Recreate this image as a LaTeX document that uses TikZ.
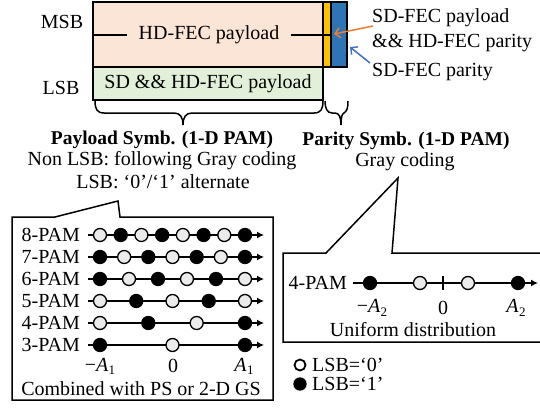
\documentclass[tikz,border=0pt]{standalone}
\usepackage{fontspec}
\setmainfont{Liberation Serif}
\usetikzlibrary{arrows.meta}
\definecolor{pinkfill}{HTML}{FBE5D6}
\definecolor{greenfill}{HTML}{E2F0D9}
\definecolor{yel}{HTML}{FFC000}
\definecolor{blu}{HTML}{2E75B6}
\definecolor{orng}{HTML}{ED7D31}
\definecolor{ablue}{HTML}{4472C4}
\definecolor{opengray}{HTML}{EBEBEB}
\newcommand\Asym[1]{\textit{A}\kern0.3pt\raisebox{-0.35ex}{\fontsize{13}{13}\selectfont #1}}
\begin{document}
\begin{tikzpicture}[x=1pt,y=-1pt,
  txt/.style={inner sep=0pt, font=\fontsize{20}{22}\selectfont},
  bold/.style={inner sep=0pt, font=\fontsize{19.5}{22}\selectfont\bfseries},
  pt0/.style={circle, draw, line width=1.3pt, fill=opengray, minimum size=13pt, inner sep=0pt},
  pt1/.style={circle, draw, line width=1.3pt, fill=black, minimum size=13pt, inner sep=0pt},
  axis/.style={line width=1.3pt, -{Latex[length=7pt,width=7pt]}},
  box/.style={draw, line width=1.5pt},
  callout/.style={draw, line width=1.5pt, fill=white},
  brace/.style={draw, line width=1.5pt},
]
\useasboundingbox (0,0) rectangle (540,412);
% ---- top frame ----
\path[box, fill=pinkfill] (93,2) rectangle (323,67);
\path[box, fill=greenfill] (93,67) rectangle (323,100);
\path[box, fill=yel] (323,2) rectangle (331,67);
\path[box, fill=blu] (331,2) rectangle (347,67);
\node[txt] (hd) at (209,35) {HD-FEC payload};
\node[txt] (sdhd) at (208,84) {SD \&\& HD-FEC payload};
\coordinate (ml) at (93,35);
\coordinate (mr) at (331,35);
\draw[line width=1.5pt] (ml) -- ([xshift=-12pt]hd.west);
\draw[line width=1.5pt] ([xshift=12pt]hd.east) -- (mr);
\node[txt] (msb) at (62,22) {MSB};
\node[txt] (lsb) at (61,88) {LSB};
\node[txt, anchor=west] (sdp) at (372,18) {SD-FEC payload};
\node[txt, anchor=west] (hdpar) at (372,43) {\&\& HD-FEC parity};
\node[txt, anchor=west] (sdpar) at (372,72) {SD-FEC parity};
\coordinate (oa) at (373,26);
\coordinate (ob) at (334,34);
\coordinate (ba) at (370,63);
\coordinate (bb) at (350,47);
\draw[orng, line width=1.5pt, -{Straight Barb[length=5pt,width=10pt]}] (oa) -- (ob);
\draw[ablue, line width=1.5pt, -{Straight Barb[length=5pt,width=10pt]}] (ba) -- (bb);
% ---- braces ----
\draw[brace] (95,101) .. controls (95,109) and (97,113) .. (104,113)
  -- (174,113) .. controls (180,113) and (183,117) .. (183,125)
  .. controls (183,117) and (186,113) .. (192,113)
  -- (314,113) .. controls (321,113) and (323,109) .. (323,101);
\draw[brace] (325,101) .. controls (325,108) and (327,113) .. (332,113)
  -- (335,113) .. controls (339,113) and (341,117) .. (341,125)
  .. controls (341,117) and (342,114) .. (344,113)
  .. controls (347,111) and (348,108) .. (348,101);
% ---- headings ----
\node[bold] (payh) at (162,140) {Payload Symb. (1-D PAM)};
\node[txt] (pay2) at (162,161) {Non LSB: following Gray coding};
\node[txt] (pay3) at (163,182) {LSB: ‘0’/‘1’ alternate};
\node[bold] (parh) at (406,141) {Parity Symb. (1-D PAM)};
\node[txt] (par2) at (405,162) {Gray coding};
% ---- left callout ----
\draw[callout] (12,217) -- (55,217) -- (118,201) -- (120,217) -- (273,217) -- (273,400) -- (12,400) -- cycle;
\foreach \n/\y/\pat in {8/235/{0,1,0,1,0,1,0,1},7/257/{1,0,1,0,1,0,1},6/279/{1,0,1,0,1,0},5/301/{0,1,0,1,0},4/323/{0,1,0,1},3/345/{1,0,1}}{
  \node[txt, anchor=east] (lab\n) at (80,\y) {\n-PAM};
  \coordinate (s\n) at (88,\y);
  \coordinate (e\n) at (264,\y);
  \draw[axis] (s\n) -- (e\n);
  \foreach \c [count=\k from 0] in \pat {
    \node[pt\c] (p\n-\k) at ({100+\k*145/(\n-1)},\y) {};
  }
}
\node[txt] (ma1) at (100,366) {−\Asym{1}};
\node[txt] (z1) at (173,366) {0};
\node[txt] (a1) at (244,366) {\Asym{1}};
\node[txt] (comb) at (141,389) {Combined with PS or 2-D GS};
% ---- right callout ----
\draw[callout] (283,253) -- (326,253) -- (398,178) -- (392,253) -- (550,253) -- (550,342) -- (283,342) -- cycle;
\node[txt, anchor=east] (lab2) at (347,283) {4-PAM};
\coordinate (s2) at (353,283);
\coordinate (e2) at (538,283);
\draw[axis] (s2) -- (e2);
\coordinate (t1) at (443,276);
\coordinate (t2) at (443,290);
\draw[line width=1.5pt] (t1) -- (t2);
\node[pt1] (q0) at (370,283) {};
\node[pt0] (q1) at (420,283) {};
\node[pt0] (q2) at (468,283) {};
\node[pt1] (q3) at (518,283) {};
\node[txt] (ma2) at (372,308) {−\Asym{2}};
\node[txt] (z2) at (443,308) {0};
\node[txt] (a2) at (516,308) {\Asym{2}};
\node[txt] (unif) at (413,330) {Uniform distribution};
% ---- legend ----
\node[pt0, fill=white, line width=1.8pt, minimum size=11pt] (lg0) at (300,365) {};
\node[pt1, minimum size=12pt] (lg1) at (300,384) {};
\node[txt, anchor=west] (lt0) at (312,365) {LSB=‘0’};
\node[txt, anchor=west] (lt1) at (312,384) {LSB=‘1’};
\end{tikzpicture}
\end{document}
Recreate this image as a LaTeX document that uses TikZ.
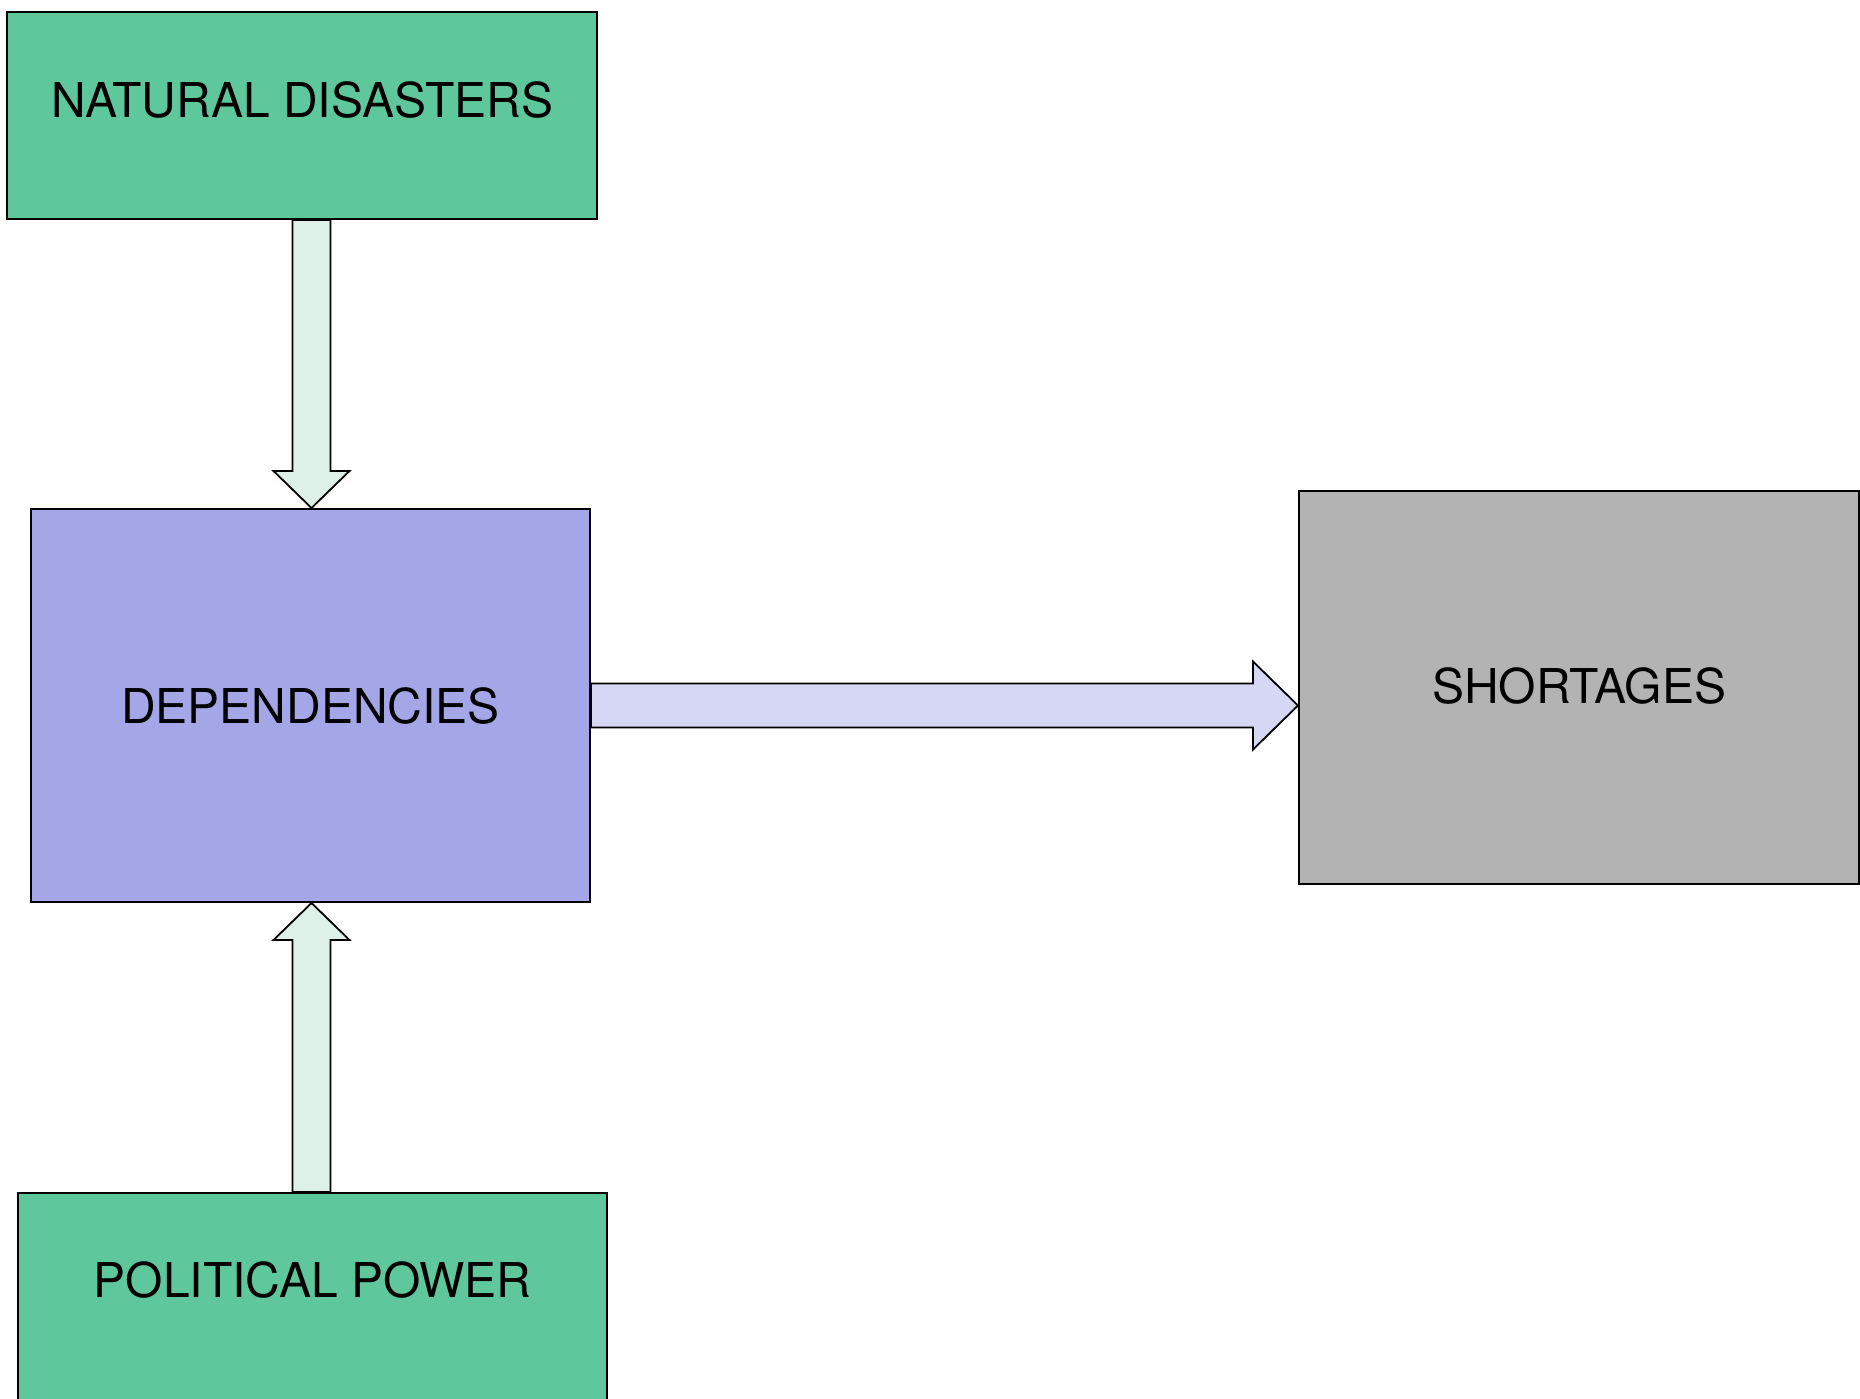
\documentclass[tikz,border=0pt]{standalone}
\usepackage{fontspec}
\setmainfont{TeX Gyre Heros}
\usetikzlibrary{calc}
\definecolor{boxgreen}{RGB}{94,200,156}
\definecolor{boxpurple}{RGB}{165,166,232}
\definecolor{boxgray}{RGB}{179,179,179}
\definecolor{arrgreen}{RGB}{221,241,232}
\definecolor{arrpurple}{RGB}{214,215,244}
\tikzset{
  blockbox/.style={draw=black, line width=1pt, rectangle, inner sep=0pt, anchor=north west},
  blocklabel/.style={font=\fontsize{24}{28}\selectfont, text=black, inner sep=0pt},
  fatarrow/.style={draw=black, line width=0.9pt, line join=miter}
}
\begin{document}
\begin{tikzpicture}[x=0.5pt, y=-0.5pt]
\useasboundingbox (0,0) rectangle (1860,1399);
\fill[white] (0,0) rectangle (1860,1399);
% boxes
\node[blockbox, fill=boxgreen, minimum width=590pt*0.5, minimum height=207pt*0.5] (nd) at (6,11) {};
\node[blockbox, fill=boxpurple, minimum width=559pt*0.5, minimum height=393pt*0.5] (dep) at (30,508) {};
\node[blockbox, fill=boxgray, minimum width=560pt*0.5, minimum height=393pt*0.5] (sh) at (1298,490) {};
\node[blockbox, fill=boxgreen, minimum width=589pt*0.5, minimum height=230pt*0.5] (pp) at (17,1192) {};
% labels
\node[blocklabel] (ndt) at ($(nd.north)+(0,89)$) {NATURAL DISASTERS};
\node[blocklabel] (dept) at (dep.center) {DEPENDENCIES};
\node[blocklabel] (sht) at ($(sh.center)+(0,-2)$) {SHORTAGES};
\node[blocklabel] (ppt) at ($(pp.north)+(0,88)$) {POLITICAL POWER};
% arrow natural -> dependencies
\coordinate (a1s) at ($(dep.north |- nd.south)+(1,0)$);
\coordinate (a1e) at ($(dep.north)+(1,0)$);
\filldraw[fatarrow, fill=arrgreen]
  ($(a1s)+(-19,0)$) -- ($(a1e)+(-19,-37)$) -- ($(a1e)+(-38,-37)$) -- (a1e)
  -- ($(a1e)+(38,-37)$) -- ($(a1e)+(19,-37)$) -- ($(a1s)+(19,0)$) -- cycle;
% arrow political -> dependencies
\coordinate (a2s) at ($(dep.south |- pp.north)+(1,0)$);
\coordinate (a2e) at ($(dep.south)+(1,0)$);
\filldraw[fatarrow, fill=arrgreen]
  ($(a2s)+(-19,0)$) -- ($(a2e)+(-19,37)$) -- ($(a2e)+(-38,37)$) -- (a2e)
  -- ($(a2e)+(38,37)$) -- ($(a2e)+(19,37)$) -- ($(a2s)+(19,0)$) -- cycle;
% arrow dependencies -> shortages
\coordinate (a3s) at (dep.east);
\coordinate (a3e) at (sh.west |- dep.east);
\filldraw[fatarrow, fill=arrpurple]
  ($(a3s)+(0,-22)$) -- ($(a3e)+(-45,-22)$) -- ($(a3e)+(-45,-44)$) -- (a3e)
  -- ($(a3e)+(-45,44)$) -- ($(a3e)+(-45,22)$) -- ($(a3s)+(0,22)$) -- cycle;
\end{tikzpicture}
\end{document}
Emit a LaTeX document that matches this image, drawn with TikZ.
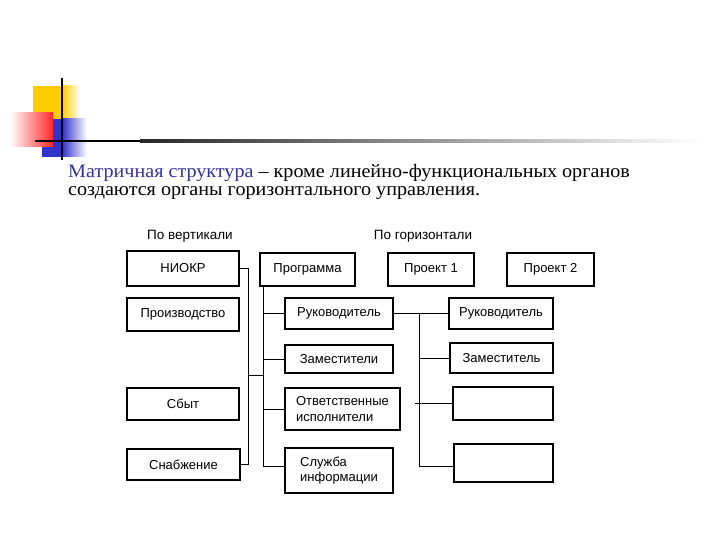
○ ○ ○ ○
For each line of the listing that holds the word "with", show that line.

\node[txt] (comb) at (141,389) {Combined with PS or 2-D GS};
Emit a LaTeX document that matches this image, drawn with TikZ.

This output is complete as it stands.